Still Making This Shit Up
I started the week talking about the IO schedule, it is only fitting that I close with it too.

30 teams were on the last Schedule.

6 old teams were removed--4 were broken up and 2 were combined into a new group.

6 new teams were created--5 brand spankin' new ones and the aforementioned combo team.

Add to the mix the fact that People of Earth is "retiring" this Schedule.

So, in my opinion, this was the first round of a full-on house cleaning. The bulk of the work is done, but there is still some unfinished business. I think January will see a few more tweaks and then things will settle down for a while.

Right now, the pressure is on for the middle tier teams: it's time to step it up and fill the void left at the top. The lower tier teams have even more pressure on 'em: you gotta improve, you gotta produce and you gotta show The Harold Committee their faith in your team wasn't misplaced.
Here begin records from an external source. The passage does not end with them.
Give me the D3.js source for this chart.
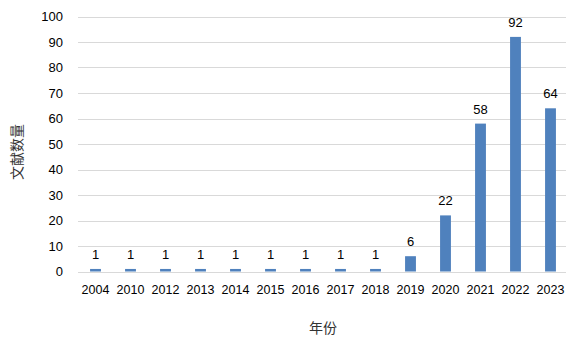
<!DOCTYPE html>
<html><head><meta charset="utf-8">
<script src="https://cdn.jsdelivr.net/npm/d3@7"></script>
<style>body{margin:0;background:#fff}svg{display:block}</style>
</head><body>
<svg id="c" width="578" height="343"></svg>
<script>
const years = ["2004","2010","2012","2013","2014","2015","2016","2017","2018","2019","2020","2021","2022","2023"];
const counts = [1,1,1,1,1,1,1,1,1,6,22,58,92,64];
const yTicks = [0,10,20,30,40,50,60,70,80,90,100];
const xTitle = "年份";
const yTitle = "文献数量";

const svg = d3.select("#c");
const m = {l:78, r:566, t:16.5, b:271.5};
const font = "'Liberation Sans', Arial, sans-serif";
const x = d3.scaleBand().domain(years).range([m.l, m.l + 35*years.length]).paddingInner(0.69).paddingOuter(0.345);
const y = d3.scaleLinear().domain([0,100]).range([m.b, m.t]);

const grid = svg.append("g");
grid.selectAll("line").data(yTicks).join("line")
  .attr("x1", m.l).attr("x2", m.r)
  .attr("y1", d => Math.round(y(d))+0.5).attr("y2", d => Math.round(y(d))+0.5)
  .attr("stroke", "#d9d9d9").attr("stroke-width", 1);

const yAxis = svg.append("g").attr("transform", `translate(${m.l},0)`)
  .call(d3.axisLeft(y).tickValues(yTicks).tickSize(0).tickPadding(15));
yAxis.select(".domain").remove();
yAxis.selectAll("text").attr("font-family", font).attr("font-size", 13).attr("fill", "#000");

const xAxis = svg.append("g").attr("transform", `translate(0,${m.b})`)
  .call(d3.axisBottom(x).tickSize(0).tickPadding(14));
xAxis.select(".domain").remove();
xAxis.selectAll("text").attr("font-family", font).attr("font-size", 12.5).attr("fill", "#000");

svg.append("g").selectAll("rect").data(years).join("rect")
  .attr("x", d => x(d)).attr("width", x.bandwidth())
  .attr("y", (d,i) => y(counts[i])).attr("height", (d,i) => y(0) - y(counts[i]))
  .attr("fill", "#4f81bd");

svg.append("g").selectAll("text").data(years).join("text")
  .attr("x", d => x(d) + x.bandwidth()/2)
  .attr("y", (d,i) => y(counts[i]) - 10)
  .attr("text-anchor", "middle")
  .attr("font-family", font).attr("font-size", 13).attr("fill", "#000")
  .text((d,i) => counts[i]);

svg.append("text").attr("x", 323).attr("y", 333).attr("text-anchor", "middle")
  .attr("font-family", "'Noto Sans CJK SC', sans-serif").attr("font-size", 14).attr("fill", "#333")
  .text(xTitle);
svg.append("text").attr("transform", "translate(22,152) rotate(-90)").attr("text-anchor", "middle")
  .attr("font-family", "'Noto Sans CJK SC', sans-serif").attr("font-size", 14).attr("fill", "#333")
  .text(yTitle);
</script>
</body></html>
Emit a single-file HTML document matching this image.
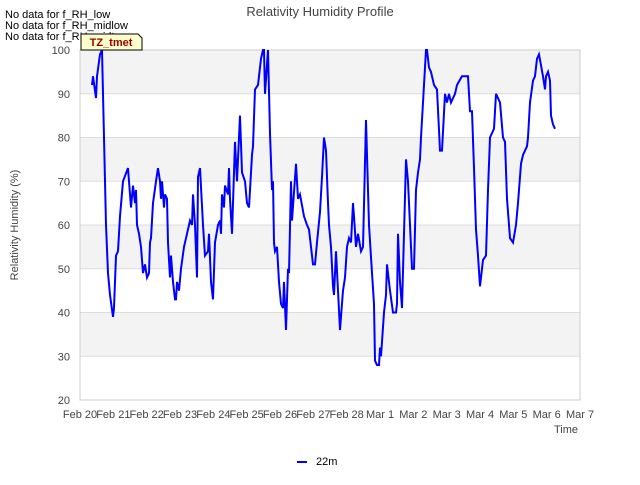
<!DOCTYPE html>
<html><head><meta charset="utf-8"><style>
body{margin:0;background:#fff;font-family:"Liberation Sans",sans-serif}
svg text{font-family:"Liberation Sans",sans-serif}
</style></head><body>
<svg id="c" width="640" height="480">
<g id="bands"></g><g id="grid"></g>
<rect x="80" y="50" width="500" height="350" fill="none" stroke="#ccc"/>
<g id="yt"></g><g id="xt"></g>
<path id="line" fill="none" stroke="#0000ff" stroke-width="2"/>
<text x="320" y="16" text-anchor="middle" font-size="13" fill="#444">Relativity Humidity Profile</text>
<text transform="translate(18,225) rotate(-90)" text-anchor="middle" font-size="11" fill="#444">Relativity Humidity (%)</text>
<text x="578" y="433" text-anchor="end" font-size="11" fill="#444">Time</text>
<text x="5" y="18" font-size="11" fill="#000">No data for f_RH_low</text>
<text x="5" y="29" font-size="11" fill="#000">No data for f_RH_midlow</text>
<text x="5" y="40" font-size="11" fill="#000">No data for f_RH_midtop</text>
<g><path d="M81,34 L138,34 L142,38 L142,50 L81,50 Z" fill="#ffffcc" stroke="#000"/>
<text x="111" y="46" text-anchor="middle" font-size="11" font-weight="bold" fill="#990000">TZ_tmet</text></g>
<g><line x1="297" y1="462" x2="307" y2="462" stroke="#0000ff" stroke-width="2"/>
<text x="316" y="465" font-size="11" fill="#000">22m</text></g>
</svg>
<script>
const yTicks=[20,30,40,50,60,70,80,90,100];
const xTickLabels=["Feb 20","Feb 21","Feb 22","Feb 23","Feb 24","Feb 25","Feb 26","Feb 27","Feb 28","Mar 1","Mar 2","Mar 3","Mar 4","Mar 5","Mar 6","Mar 7"];
const days=[0.36,0.39,0.48,0.51,0.60,0.66,0.72,0.78,0.84,0.90,0.99,1.02,1.08,1.14,1.20,1.29,1.44,1.53,1.59,1.65,1.68,1.71,1.77,1.83,1.89,1.95,2.01,2.07,2.10,2.13,2.19,2.28,2.34,2.40,2.43,2.46,2.52,2.55,2.61,2.64,2.70,2.73,2.79,2.85,2.88,2.91,2.97,3.03,3.12,3.21,3.30,3.36,3.39,3.45,3.51,3.54,3.60,3.69,3.75,3.84,3.87,3.93,3.99,4.05,4.14,4.20,4.23,4.26,4.32,4.35,4.44,4.47,4.50,4.56,4.65,4.71,4.80,4.86,4.95,5.01,5.07,5.16,5.19,5.25,5.34,5.43,5.49,5.52,5.55,5.64,5.70,5.76,5.79,5.82,5.85,5.91,5.97,6.03,6.09,6.12,6.18,6.24,6.27,6.33,6.36,6.48,6.54,6.60,6.72,6.81,6.87,6.99,7.05,7.11,7.20,7.26,7.32,7.38,7.44,7.47,7.53,7.59,7.62,7.68,7.80,7.89,7.95,8.01,8.07,8.13,8.19,8.22,8.28,8.34,8.43,8.49,8.58,8.67,8.76,8.82,8.85,8.91,8.97,9.00,9.03,9.12,9.18,9.21,9.27,9.30,9.39,9.48,9.51,9.54,9.60,9.66,9.78,9.84,9.90,9.96,10.02,10.08,10.14,10.20,10.23,10.29,10.38,10.41,10.47,10.53,10.62,10.71,10.80,10.86,10.95,11.01,11.07,11.13,11.25,11.31,11.46,11.64,11.70,11.76,11.82,11.88,11.94,12.00,12.09,12.18,12.24,12.30,12.36,12.42,12.48,12.60,12.69,12.75,12.81,12.90,12.99,13.08,13.14,13.23,13.29,13.41,13.44,13.50,13.59,13.65,13.71,13.77,13.89,13.95,13.98,14.04,14.10,14.13,14.19,14.25];
const rh=[92,94,89,94,99,100,80,60,49,44,39,41,53,54,62,70,73,64,69,65,68,60,58,55,49,51,48,49,56,57,65,70,73,70,66,70,64,67,66,56,48,53,47,43,43,47,45,50,55,58,61,60,67,60,48,71,73,60,53,54,58,47,43,56,60,61,58,67,64,69,67,73,66,58,79,70,85,72,70,65,64,76,78,91,92,98,100,100,90,100,81,68,70,56,54,55,47,42,41,47,36,50,49,70,61,74,66,67,62,60,59,51,51,56,63,71,80,77,65,60,55,46,44,54,36,45,48,55,57,56,65,62,55,58,54,55,84,60,49,42,29,28,28,32,30,40,44,51,47,45,40,40,42,58,47,41,75,70,60,50,50,68,72,75,80,88,100,100,96,95,92,91,77,77,90,88,90,88,90,92,94,94,86,86,73,59,53,46,52,53,68,80,81,82,90,88,80,79,66,57,56,60,65,74,76,78,80,88,93,94,98,99,94,91,94,95,93,85,83,82];
const NS="http://www.w3.org/2000/svg";
const X0=80,X1=580,Y0=400,Y1=50,DMAX=15,VMIN=20,VMAX=100;
const xs=d=>X0+(X1-X0)*d/DMAX, ys=v=>Y0-(Y0-Y1)*(v-VMIN)/(VMAX-VMIN);
function mk(t,a,p){const e=document.createElementNS(NS,t);for(const k in a)e.setAttribute(k,a[k]);p.appendChild(e);return e;}
const bands=document.getElementById('bands'),grid=document.getElementById('grid'),yt=document.getElementById('yt'),xt=document.getElementById('xt');
for(let i=0;i<yTicks.length-1;i++){
 if(i%2==1){const r=mk('rect',{x:X0,y:ys(yTicks[i+1]),width:X1-X0,height:ys(yTicks[i])-ys(yTicks[i+1]),fill:'#f3f3f3'},bands);
 
 }
}
yTicks.forEach(v=>{
 const l=mk('line',{x1:X0,x2:X1,y1:ys(v),y2:ys(v),stroke:'#ddd'},grid);
 
 
 const t=mk('text',{x:X0-10,y:ys(v)+4,'text-anchor':'end','font-size':'11',fill:'#444'},yt);t.textContent=v;
 
 
});
xTickLabels.forEach((s,i)=>{
 const t=mk('text',{x:xs(i),y:418,'text-anchor':'middle','font-size':'11',fill:'#444'},xt);t.textContent=s;
 
 
});
document.getElementById('line').setAttribute('d',days.map((d,i)=>(i?'L':'M')+xs(d).toFixed(1)+','+ys(rh[i]).toFixed(1)).join(''));
</script>
</body></html>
I don't feel that pressure. Or more exactly, I don't feel that EXTERNAL pressure weighing me down and driving me on as it does some others. I have my own INTERNAL drive for excellence that motivates me and that's where any expectations I hold comes from. Learning how to acknowledge and then dismiss the external pressures while recognizing and regulating the internal pressures took a long time for me wrap my head around. Sometimes I'm afraid I come off as uninvested and casual when actually I'm just focused on the long haul and don't let the little bumps along the way bother me...too much.

* * *

Right now across town, the Callbacks are going on. Sending you all my love guys. Good luck!
 

Sammy

Still Making This Shit Up
It started Friday afternoon--word about who got picked up by Second City started getting around. They hired 9 people!

Big congrats to:

Dave Colan
Anthony LeBlanc
Niki Lindgren
Lori McClain
Beth Melewski
Tony Seales (who I will forever claim that Deuces Wild propelled to stardom)
Andy St. Clair (Uncle Joe)
Andel Sudik (The Bruise, former Home Run Kid)

I'm forgetting somebody, but congrats to all you mofos!
 

Sammy

Still Making This Shit Up
I don't get it.

In a mind-numbingly complex comptuer game game like Civilization III I can micromanage a workers by the dozen, I can wage multi-front wars against superior forces, I can make tiny moves that won't pay off until 20 hours later and I can squeeze every last gold piece out of my budget...

...but I can barely budget my real world money over the course of a month.

what the F?!

There's nothing like that slow, sad recognition when you look at your ATM receipt and realize, somehow, someway you've miscalculated and you've fucked yourself financially for a couple of weeks.

I'm 30. I should know better.

Bad, Sammy. Bad!

* * *

Last night was rough.

It was the first work day with the "fall back" Daylight Savings
Time in effect. To walk out of work at 5:30 p.m. and be drowned in darkness is just soul crushing. Your mind gets sluggish, your mood gets gloomy and hibernation is just an eye-blink away. The dim greenish glow from passing buses and the red tail lights retreating into the blackness only emphasize how black it really is.

I may bitch about the cold and whine about the ice, but what really kills me about winter is losing sunlight. I'm not an outdoorsy person, but I appreciate--and desperately need--sunlight during my daytime hours. No matter how tired and grumpy I am, having some sun always recharges me a bit. Sometimes when I'm making a bank run for the firm, I'll find a nice sunlit concrete bench to lay down on. Then, I'll soak up some sun while I catch a nap. When there's little or no sunlight, my dour moods last much, much longer and the daily slog seems a billion times worse in the enveloping gray of winter.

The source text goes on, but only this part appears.